The exponential increase in the adoption of Electric Vehicles (EVs) presents significant problems to the stability of the power grid. Therefore, it is crucial to accurately anticipate the demand for EV Charging Station (CS) to address this issue. To improve forecasts and identify CS load variables, existing studies are based on load profiling, which may be difficult to obtain for commercial EV charging stations. This paper proposes an efficient deep BiLSTMNet model to solve and mitigate these problems. Energy consumption and storage at four charging stations in California are analyzed. To guarantee accuracy and uniformity, the data is preprocessed by addressing missing values and ensuring consistency. A hybrid feature selection technique integrates the Boruta algorithm and SHAP (SHapley Additive exPlanations) values to ensure robust feature selection. The EfficientBiLSTMNet model, which integrates the EfficientNet and BiLSTM layers, is trained on the preprocessed datasets. The model's hyperparameters are optimized using an Enhanced Firefly Algorithm (EFA). The model performs a time series analysis to identify daily, weekly, monthly, and seasonal patterns in EV charging demand. The integration of renewable energy sources—specifically solar and wind generation—into the EV charging infrastructure is thoroughly examined in this study, not merely as input features but as key factors influencing the stability of charging demand at various stations. Their temporal patterns and environmental dependencies are leveraged to enhance forecasting accuracy and ensure grid-aware demand management across charging stations. The proposed model's performance is evaluated using metrics such as R-squared, Mean Absolute Error (MAE), and Root Mean Squared Error (RMSE).

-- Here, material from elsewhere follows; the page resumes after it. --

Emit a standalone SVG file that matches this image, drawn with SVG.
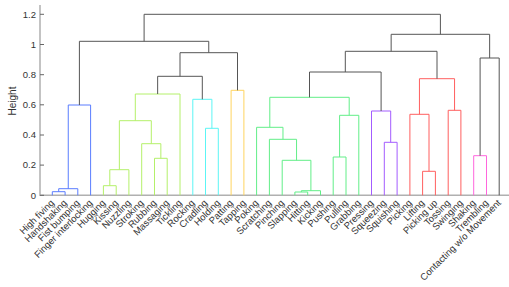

Simulation results demonstrate the effectiveness of the proposed model, with an average R-squared value of 0.9, MAE of 2.15 kW, and RMSE of 2.75 kW across the four stations. The EfficientBiLSTMNet model shows superior predictive accuracy compared to traditional models, highlighting the importance of comprehensive feature selection and engineering in forecasting EV charging demand. This study provides a robust framework for predicting EV charging demand, integrating renewable energy sources to enhance the stability and sustainability of the power grid amidst the increasing penetration of EVs.